SHIMEN
YANOVSKI (1913-September 1944)
He was born in Lodz, Poland. He graduated from a secular Jewish
school. He later was a laborer, active in
the socialist youth organization Tsukunft (Future) and in the Bund. He published humorous poetry in Nayer folksblat (New people’s newspaper)
in Lodz. His books include: Feygl in der luftn (Bird in the air),
humorous sketches, parodies, and caricatures (Lodz, 1935), 62 pp.; Tsu zingen un tsu zogn: groteskn, improvizatsyes,
parodyes un stsenkes (To sing and to speak: grotesqueries, improvisations,
parodies, and sketches (Lodz, 1938), 162 pp.
In the Lodz ghetto he wrote scenes for the theatrical revue, in which he
also acted and sang. He was active in
the underground Bund and in a secret writers’ circle surrounding the poet
Miriam Ulinover. His satirical poems
were a part of the anonymous derisive propaganda which encouraged Jews to
withstand the difficult horrors of the ghetto.
In August 1944, when at the time of the liquidation of the Lodz ghetto,
he was sent to Auschwitz and murdered there in early September. His writings from the ghetto were lost, save
one poem that remained: “A tantsenish af ayere kep” (A dance on your heads),
which was discovered in the archive of the Jewish Historical Institute in
Poland.
Sources:
Y. Shpigel, in Dos naye lebn (Lodz)
(August 31, 1946); A. Ayzenbakh, in the anthology Yidishe shriftn (Yiddish writings) (Lodz, 1948); Sh. Katsherginski,
Lider fun getos and lagern (Songs of the ghettos and camps) (New York,
1948), p. 171; Y. Brisk, in Keneder odler
(Montreal) (September 28, 1953; April 27, 1960); Brisk, in Der amerikaner (New York) (November 11, 1960); B. Mark, Umgekumene shrayber fun di getos un
lagern (Murdered writers from the ghettos and camps) (Warsaw, 1954), pp.

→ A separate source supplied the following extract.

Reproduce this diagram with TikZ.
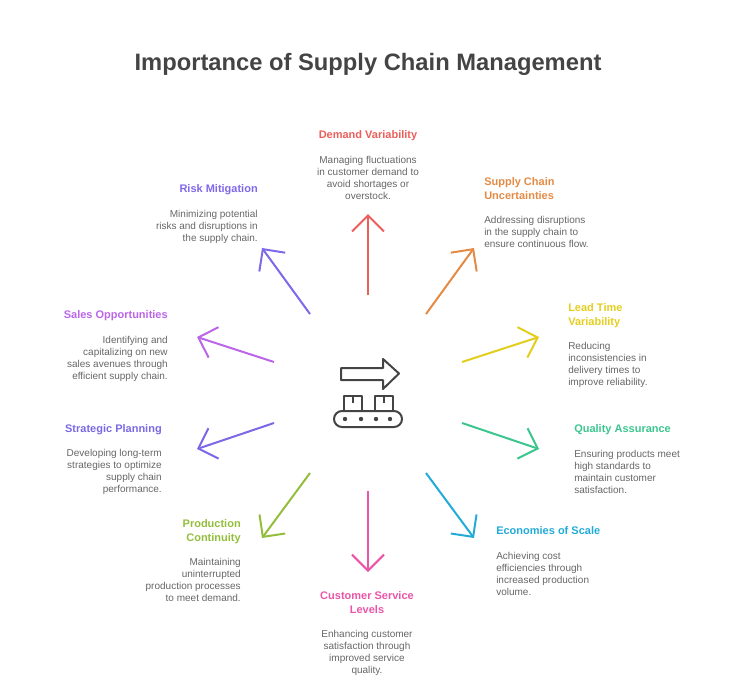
\documentclass[tikz,border=0pt]{standalone}
\usepackage{fontspec}
\setmainfont{Liberation Sans}
\usetikzlibrary{arrows.meta}
\definecolor{ink}{HTML}{444444}
\definecolor{bodygray}{HTML}{666666}
\definecolor{demandred}{HTML}{EA5F5A}
\definecolor{supplyorange}{HTML}{E38B45}
\definecolor{leadyellow}{HTML}{E3CE1F}
\definecolor{qualitygreen}{HTML}{3CC68F}
\definecolor{scaleblue}{HTML}{23ABD8}
\definecolor{servicepink}{HTML}{EA55A8}
\definecolor{continuitylime}{HTML}{93BE3C}
\definecolor{planningviolet}{HTML}{7A68E6}
\definecolor{salespurple}{HTML}{BB66E8}
\definecolor{riskviolet}{HTML}{7F68EA}
\tikzset{x=0.75pt, y=-0.75pt,
    title/.style={font=\bfseries\fontsize{17.8}{21}\selectfont, text=ink, inner sep=0pt},
    head/.style={font=\bfseries\fontsize{8.25}{10.5}\selectfont, inner sep=0pt},
    body/.style={font=\fontsize{7.5}{9}\selectfont, text=bodygray, inner sep=0pt},
    spoke/.style={line width=1.5pt, -{Straight Barb[length=12pt,width=24pt]}},
    icon/.style={draw=ink, line width=1.5pt, line join=round}}
\begin{document}
\begin{tikzpicture}
    \useasboundingbox (0,0) rectangle (746,693);
    \node[title] (heading) at (368,64) {Importance of Supply Chain Management};

    % top and bottom
    \node[head, text=demandred, anchor=north] (demand) at (368,130) {Demand Variability};
    \node[body, anchor=north, align=center] (demandtext) at (368,156) {Managing fluctuations\\in customer demand to\\avoid shortages or\\overstock.};
    \node[head, text=servicepink, anchor=north, align=center] (service) at (367,591) {Customer Service\\Levels};
    \node[body, anchor=north, align=center] (servicetext) at (367,630) {Enhancing customer\\satisfaction through\\improved service\\quality.};

    % right side
    \node[head, text=supplyorange, anchor=north west, align=left] (supply) at (484,177) {Supply Chain\\Uncertainties};
    \node[body, anchor=north west, align=left] (supplytext) at (484,216) {Addressing disruptions\\in the supply chain to\\ensure continuous flow.};
    \node[head, text=leadyellow, anchor=north west, align=left] (lead) at (568,303) {Lead Time\\Variability};
    \node[body, anchor=north west, align=left] (leadtext) at (568,342) {Reducing\\inconsistencies in\\delivery times to\\improve reliability.};
    \node[head, text=qualitygreen, anchor=north west] (quality) at (574,424) {Quality Assurance};
    \node[body, anchor=north west, align=left] (qualitytext) at (574,450) {Ensuring products meet\\high standards to\\maintain customer\\satisfaction.};
    \node[head, text=scaleblue, anchor=north west] (scale) at (496,526) {Economies of Scale};
    \node[body, anchor=north west, align=left] (scaletext) at (496,552) {Achieving cost\\efficiencies through\\increased production\\volume.};

    % left side
    \node[head, text=riskviolet, anchor=north east] (risk) at (258,184) {Risk Mitigation};
    \node[body, anchor=north east, align=right] (risktext) at (258,210) {Minimizing potential\\risks and disruptions in\\the supply chain.};
    \node[head, text=salespurple, anchor=north east] (sales) at (168,310) {Sales Opportunities};
    \node[body, anchor=north east, align=right] (salestext) at (168,336) {Identifying and\\capitalizing on new\\sales avenues through\\efficient supply chain.};
    \node[head, text=planningviolet, anchor=north east] (planning) at (162,424) {Strategic Planning};
    \node[body, anchor=north east, align=right] (planningtext) at (162,449) {Developing long-term\\strategies to optimize\\supply chain\\performance.};
    \node[head, text=continuitylime, anchor=north east, align=right] (continuity) at (241,519) {Production\\Continuity};
    \node[body, anchor=north east, align=right] (continuitytext) at (241,558) {Maintaining\\uninterrupted\\production processes\\to meet demand.};

    % spokes
    \foreach \name/\hue/\xa/\ya/\xb/\yb in {
        a/demandred/368/295/368/214,
        b/supplyorange/426/314/474/248,
        c/leadyellow/462/362/539/337,
        d/qualitygreen/462/423/539/449,
        e/scaleblue/426/473/474/538,
        f/servicepink/368/491/368/572,
        g/continuitylime/310/473/262/538,
        h/planningviolet/274/423/197/449,
        i/salespurple/274/362/197/337,
        j/riskviolet/310/314/262/248} {
        \coordinate (\name from) at (\xa,\ya);
        \coordinate (\name to) at (\xb,\yb);
        \draw[spoke, \hue] (\name from) -- (\name to);
    }

    % conveyor icon
    \draw[icon] (341,368) -- (383,368) -- (383,359) -- (399,373.5) -- (383,389) -- (383,380) -- (341,380) -- cycle;
    \draw[icon, rounded corners=6pt] (334,411) rectangle (402,427);
    \foreach \x in {344,375} {
        \draw[icon] (\x,411) -- (\x,396) -- (\x+18,396) -- (\x+18,411);
        \draw[icon, line width=1pt] (\x+9,396) -- (\x+9,403);
    }
    \foreach \x in {345,361,376,390}
        \fill[ink] (\x,419) circle (2.2);
\end{tikzpicture}
\end{document}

161, 169; Mark, in Unzere lodz (Buenos
Aires) 3 (September 1954), p. 47; Khayim Leyb Fuks, in Fun noentn over (New York) 3 (1957), pp. 264, 266; Yankev Glatshteyn,
in Idisher kemfer (New York)
(December 9, 1960); A. V. Yasni, Di
geshikhte fun yidn in lodzh (The history of Jews in Lodz) (Tel Aviv, 1960).